··· Data to use ···

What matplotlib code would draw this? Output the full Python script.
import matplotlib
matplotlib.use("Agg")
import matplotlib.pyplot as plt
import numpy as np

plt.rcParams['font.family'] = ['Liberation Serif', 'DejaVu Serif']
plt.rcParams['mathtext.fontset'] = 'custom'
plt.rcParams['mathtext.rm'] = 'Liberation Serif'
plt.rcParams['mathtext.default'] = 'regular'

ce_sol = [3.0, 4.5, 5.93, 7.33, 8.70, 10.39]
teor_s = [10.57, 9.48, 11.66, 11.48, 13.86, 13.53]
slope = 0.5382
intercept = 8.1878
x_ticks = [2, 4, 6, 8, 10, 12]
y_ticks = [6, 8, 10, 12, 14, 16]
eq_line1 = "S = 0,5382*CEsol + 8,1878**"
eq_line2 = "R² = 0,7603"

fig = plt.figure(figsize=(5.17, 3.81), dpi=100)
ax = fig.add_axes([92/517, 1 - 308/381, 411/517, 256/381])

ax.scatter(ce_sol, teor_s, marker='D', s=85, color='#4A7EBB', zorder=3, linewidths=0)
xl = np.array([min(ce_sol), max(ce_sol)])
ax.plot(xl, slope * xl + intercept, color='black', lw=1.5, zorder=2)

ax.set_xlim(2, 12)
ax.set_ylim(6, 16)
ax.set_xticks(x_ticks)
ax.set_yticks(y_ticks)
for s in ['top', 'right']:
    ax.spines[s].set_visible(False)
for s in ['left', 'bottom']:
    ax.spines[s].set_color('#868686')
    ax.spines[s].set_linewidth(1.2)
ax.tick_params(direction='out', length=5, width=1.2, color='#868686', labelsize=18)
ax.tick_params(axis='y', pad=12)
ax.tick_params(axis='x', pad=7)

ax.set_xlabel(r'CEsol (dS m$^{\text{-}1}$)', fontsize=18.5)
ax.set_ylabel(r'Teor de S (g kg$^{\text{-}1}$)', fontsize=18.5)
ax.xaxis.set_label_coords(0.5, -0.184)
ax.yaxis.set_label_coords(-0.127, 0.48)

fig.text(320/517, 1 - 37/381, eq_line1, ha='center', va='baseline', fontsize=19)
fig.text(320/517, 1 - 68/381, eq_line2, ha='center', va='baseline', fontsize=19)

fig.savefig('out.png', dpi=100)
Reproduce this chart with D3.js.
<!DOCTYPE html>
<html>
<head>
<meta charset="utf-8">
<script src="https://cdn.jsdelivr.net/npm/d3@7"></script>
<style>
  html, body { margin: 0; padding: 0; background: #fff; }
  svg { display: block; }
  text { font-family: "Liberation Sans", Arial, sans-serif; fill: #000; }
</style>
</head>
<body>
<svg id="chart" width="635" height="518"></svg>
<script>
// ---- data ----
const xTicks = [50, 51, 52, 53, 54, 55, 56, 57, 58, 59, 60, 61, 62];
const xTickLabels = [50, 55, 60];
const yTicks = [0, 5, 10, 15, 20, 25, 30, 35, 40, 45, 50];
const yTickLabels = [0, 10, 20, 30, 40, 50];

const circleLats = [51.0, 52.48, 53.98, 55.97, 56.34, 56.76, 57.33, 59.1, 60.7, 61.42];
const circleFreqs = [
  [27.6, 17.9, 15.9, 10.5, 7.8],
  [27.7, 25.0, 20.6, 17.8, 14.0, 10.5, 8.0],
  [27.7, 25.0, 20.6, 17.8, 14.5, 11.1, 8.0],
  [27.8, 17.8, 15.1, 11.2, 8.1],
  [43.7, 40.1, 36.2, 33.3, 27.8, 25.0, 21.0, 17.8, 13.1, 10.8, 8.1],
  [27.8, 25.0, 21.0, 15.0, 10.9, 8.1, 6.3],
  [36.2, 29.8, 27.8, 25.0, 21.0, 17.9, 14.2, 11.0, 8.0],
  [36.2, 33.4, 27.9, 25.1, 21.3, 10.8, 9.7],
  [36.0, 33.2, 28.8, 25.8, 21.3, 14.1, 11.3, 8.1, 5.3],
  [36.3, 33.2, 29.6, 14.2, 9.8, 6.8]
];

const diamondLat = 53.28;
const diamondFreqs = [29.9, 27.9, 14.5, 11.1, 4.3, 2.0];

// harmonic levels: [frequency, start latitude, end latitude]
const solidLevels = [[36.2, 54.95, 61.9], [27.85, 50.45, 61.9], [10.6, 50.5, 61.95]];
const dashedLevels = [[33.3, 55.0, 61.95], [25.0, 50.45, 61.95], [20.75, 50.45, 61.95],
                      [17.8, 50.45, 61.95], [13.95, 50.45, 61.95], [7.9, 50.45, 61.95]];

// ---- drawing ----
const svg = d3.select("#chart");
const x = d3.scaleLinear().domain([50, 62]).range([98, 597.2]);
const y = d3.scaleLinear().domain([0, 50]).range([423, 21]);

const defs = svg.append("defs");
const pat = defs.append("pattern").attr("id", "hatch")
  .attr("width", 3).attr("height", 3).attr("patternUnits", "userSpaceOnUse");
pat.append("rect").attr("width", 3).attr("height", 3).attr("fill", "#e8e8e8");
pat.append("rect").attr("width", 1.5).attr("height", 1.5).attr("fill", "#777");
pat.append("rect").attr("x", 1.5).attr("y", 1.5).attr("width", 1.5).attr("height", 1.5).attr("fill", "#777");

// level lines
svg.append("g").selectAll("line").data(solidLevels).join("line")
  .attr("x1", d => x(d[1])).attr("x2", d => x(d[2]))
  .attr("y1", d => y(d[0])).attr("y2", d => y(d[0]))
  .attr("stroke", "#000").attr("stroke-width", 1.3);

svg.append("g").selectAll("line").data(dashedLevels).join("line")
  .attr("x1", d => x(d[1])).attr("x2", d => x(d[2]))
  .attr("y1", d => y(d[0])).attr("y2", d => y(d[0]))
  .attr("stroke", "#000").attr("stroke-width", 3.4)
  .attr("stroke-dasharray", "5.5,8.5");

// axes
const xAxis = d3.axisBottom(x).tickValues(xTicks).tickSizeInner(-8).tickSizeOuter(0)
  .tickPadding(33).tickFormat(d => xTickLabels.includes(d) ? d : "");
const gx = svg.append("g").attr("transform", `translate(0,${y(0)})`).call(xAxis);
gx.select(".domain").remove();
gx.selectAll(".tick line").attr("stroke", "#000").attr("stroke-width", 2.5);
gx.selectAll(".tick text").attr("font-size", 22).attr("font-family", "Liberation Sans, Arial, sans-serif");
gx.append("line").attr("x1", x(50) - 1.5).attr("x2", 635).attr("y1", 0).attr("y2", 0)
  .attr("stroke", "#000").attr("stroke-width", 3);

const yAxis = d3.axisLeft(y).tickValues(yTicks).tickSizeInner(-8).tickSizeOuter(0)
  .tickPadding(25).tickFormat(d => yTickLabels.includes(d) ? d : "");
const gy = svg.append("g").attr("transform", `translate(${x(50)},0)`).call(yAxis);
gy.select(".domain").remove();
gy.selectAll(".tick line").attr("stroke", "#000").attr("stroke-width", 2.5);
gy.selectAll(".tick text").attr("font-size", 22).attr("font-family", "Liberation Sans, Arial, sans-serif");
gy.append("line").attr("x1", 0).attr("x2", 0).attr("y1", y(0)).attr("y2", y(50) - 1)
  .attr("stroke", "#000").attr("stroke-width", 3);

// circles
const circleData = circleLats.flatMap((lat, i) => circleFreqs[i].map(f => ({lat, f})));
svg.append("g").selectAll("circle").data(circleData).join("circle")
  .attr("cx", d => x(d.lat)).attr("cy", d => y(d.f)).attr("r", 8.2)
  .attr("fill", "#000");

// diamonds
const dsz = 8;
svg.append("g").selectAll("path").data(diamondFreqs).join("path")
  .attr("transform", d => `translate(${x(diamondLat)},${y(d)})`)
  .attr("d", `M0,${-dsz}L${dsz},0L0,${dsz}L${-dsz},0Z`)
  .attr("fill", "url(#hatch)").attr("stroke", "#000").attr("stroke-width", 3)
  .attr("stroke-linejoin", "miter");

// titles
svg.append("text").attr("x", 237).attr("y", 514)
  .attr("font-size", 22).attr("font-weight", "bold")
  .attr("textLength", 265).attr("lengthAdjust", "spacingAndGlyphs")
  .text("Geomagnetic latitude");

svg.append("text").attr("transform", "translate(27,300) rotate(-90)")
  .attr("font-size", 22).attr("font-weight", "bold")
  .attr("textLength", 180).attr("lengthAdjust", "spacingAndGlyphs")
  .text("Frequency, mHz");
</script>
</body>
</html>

···

### Directive:
Using the data above, reproduce exactly the lines from the line that contains "Reproduce this chart with D3.js." through the line that contains "const yTickLabels = [0, 10, 20, 30, 40, 50];", including both.

### Task result:
Reproduce this chart with D3.js.
<!DOCTYPE html>
<html>
<head>
<meta charset="utf-8">
<script src="https://cdn.jsdelivr.net/npm/d3@7"></script>
<style>
  html, body { margin: 0; padding: 0; background: #fff; }
  svg { display: block; }
  text { font-family: "Liberation Sans", Arial, sans-serif; fill: #000; }
</style>
</head>
<body>
<svg id="chart" width="635" height="518"></svg>
<script>
// ---- data ----
const xTicks = [50, 51, 52, 53, 54, 55, 56, 57, 58, 59, 60, 61, 62];
const xTickLabels = [50, 55, 60];
const yTicks = [0, 5, 10, 15, 20, 25, 30, 35, 40, 45, 50];
const yTickLabels = [0, 10, 20, 30, 40, 50];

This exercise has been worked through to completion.